Give the data below again exactly as it stands. Omit the pictures.

[DATA EXTRACT]:
========

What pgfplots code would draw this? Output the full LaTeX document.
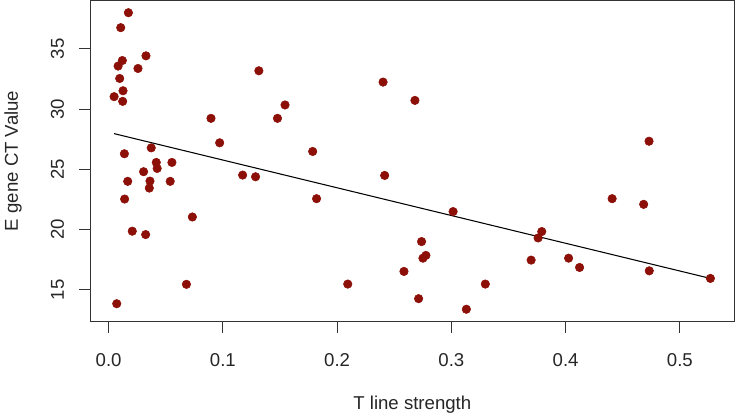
\documentclass[border=0pt]{standalone}
\usepackage{fontspec}
\setmainfont{Liberation Sans}
\usepackage{pgfplots}
\pgfplotsset{compat=1.18}
\definecolor{ptred}{RGB}{140,16,8}
\begin{document}
\begin{tikzpicture}
\begin{axis}[
  scale only axis,
  width=484.5pt, height=241.2pt,
  xmin=-0.016, xmax=0.5476,
  ymin=12.385, ymax=39.0,
  axis line style={line width=0.9pt, black!80},
  tick align=outside,
  tick pos=left,
  major tick length=8.6pt,
  tick style={line width=0.8pt, black!80},
  xtick={0,0.1,0.2,0.3,0.4,0.5},
  xticklabels={0.0,0.1,0.2,0.3,0.4,0.5},
  ytick={15,20,25,30,35},
  /pgf/number format/assume math mode=true,
  ticklabel style={font=\fontsize{14}{16}\selectfont, text=black!85},
  xticklabel style={anchor=base},
  yticklabel style={rotate=90, anchor=base},
  xticklabel shift=25.4pt,
  yticklabel shift=11.4pt,
  xlabel={T line strength},
  ylabel={E gene CT Value},
  label style={font=\fontsize{14}{16}\selectfont, text=black!85},
  xlabel style={at={(axis description cs:0.5,-0.27488)}, anchor=base},
  ylabel style={at={(axis description cs:-0.11249,0.5)}, anchor=base, rotate=0},
]
\addplot[only marks, mark=*, mark size=3.2pt, mark options={fill=ptred, draw=ptred}] coordinates {
(0.0173,38.0) (0.0106,36.76) (0.012,34.03) (0.0083,33.57) (0.0327,34.42)
(0.0257,33.37) (0.0097,32.54) (0.0126,31.52) (0.0048,31.03) (0.0123,30.64)
(0.1315,33.18) (0.0896,29.23) (0.1478,29.23) (0.0972,27.2) (0.0138,26.29)
(0.0373,26.78) (0.0417,25.57) (0.0554,25.57) (0.0425,25.07) (0.0306,24.80)
(0.1173,24.52) (0.1286,24.38) (0.0167,24.0) (0.0362,24.02) (0.0356,23.44)
(0.0539,24.0) (0.014,22.53) (0.0733,21.04) (0.0207,19.86) (0.0324,19.58)
(0.0681,15.45) (0.0071,13.84) (0.1544,30.34) (0.2402,32.24) (0.2681,30.72)
(0.1786,26.48) (0.2416,24.49) (0.182,22.56) (0.3015,21.49) (0.2739,19.0)
(0.2777,17.85) (0.2751,17.62) (0.2585,16.52) (0.2093,15.47) (0.2713,14.26)
(0.3297,15.47) (0.3131,13.38) (0.473,27.33) (0.4407,22.56) (0.4683,22.09)
(0.3791,19.83) (0.3759,19.30) (0.3698,17.46) (0.4026,17.62) (0.4122,16.85)
(0.4732,16.57) (0.5267,15.94)
};
\addplot[black, line width=0.8pt] coordinates {(0.0048,27.96) (0.5267,15.94)};
\end{axis}
\path[use as bounding box] (-66pt,-69.5pt) rectangle (485.8pt,241.7pt);
\end{tikzpicture}
\end{document}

========

[ANSWER TO THIS EXERCISE]:
What pgfplots code would draw this? Output the full LaTeX document.
\documentclass[border=0pt]{standalone}
\usepackage{fontspec}
\setmainfont{Liberation Sans}
\usepackage{pgfplots}
\pgfplotsset{compat=1.18}
\definecolor{ptred}{RGB}{140,16,8}
\begin{document}
\begin{tikzpicture}
\begin{axis}[
  scale only axis,
  width=484.5pt, height=241.2pt,
  xmin=-0.016, xmax=0.5476,
  ymin=12.385, ymax=39.0,
  axis line style={line width=0.9pt, black!80},
  tick align=outside,
  tick pos=left,
  major tick length=8.6pt,
  tick style={line width=0.8pt, black!80},
  xtick={0,0.1,0.2,0.3,0.4,0.5},
  xticklabels={0.0,0.1,0.2,0.3,0.4,0.5},
  ytick={15,20,25,30,35},
  /pgf/number format/assume math mode=true,
  ticklabel style={font=\fontsize{14}{16}\selectfont, text=black!85},
  xticklabel style={anchor=base},
  yticklabel style={rotate=90, anchor=base},
  xticklabel shift=25.4pt,
  yticklabel shift=11.4pt,
  xlabel={T line strength},
  ylabel={E gene CT Value},
  label style={font=\fontsize{14}{16}\selectfont, text=black!85},
  xlabel style={at={(axis description cs:0.5,-0.27488)}, anchor=base},
  ylabel style={at={(axis description cs:-0.11249,0.5)}, anchor=base, rotate=0},
]
\addplot[only marks, mark=*, mark size=3.2pt, mark options={fill=ptred, draw=ptred}] coordinates {
(0.0173,38.0) (0.0106,36.76) (0.012,34.03) (0.0083,33.57) (0.0327,34.42)
(0.0257,33.37) (0.0097,32.54) (0.0126,31.52) (0.0048,31.03) (0.0123,30.64)
(0.1315,33.18) (0.0896,29.23) (0.1478,29.23) (0.0972,27.2) (0.0138,26.29)
(0.0373,26.78) (0.0417,25.57) (0.0554,25.57) (0.0425,25.07) (0.0306,24.80)
(0.1173,24.52) (0.1286,24.38) (0.0167,24.0) (0.0362,24.02) (0.0356,23.44)
(0.0539,24.0) (0.014,22.53) (0.0733,21.04) (0.0207,19.86) (0.0324,19.58)
(0.0681,15.45) (0.0071,13.84) (0.1544,30.34) (0.2402,32.24) (0.2681,30.72)
(0.1786,26.48) (0.2416,24.49) (0.182,22.56) (0.3015,21.49) (0.2739,19.0)
(0.2777,17.85) (0.2751,17.62) (0.2585,16.52) (0.2093,15.47) (0.2713,14.26)
(0.3297,15.47) (0.3131,13.38) (0.473,27.33) (0.4407,22.56) (0.4683,22.09)
(0.3791,19.83) (0.3759,19.30) (0.3698,17.46) (0.4026,17.62) (0.4122,16.85)
(0.4732,16.57) (0.5267,15.94)
};
\addplot[black, line width=0.8pt] coordinates {(0.0048,27.96) (0.5267,15.94)};
\end{axis}
\path[use as bounding box] (-66pt,-69.5pt) rectangle (485.8pt,241.7pt);
\end{tikzpicture}
\end{document}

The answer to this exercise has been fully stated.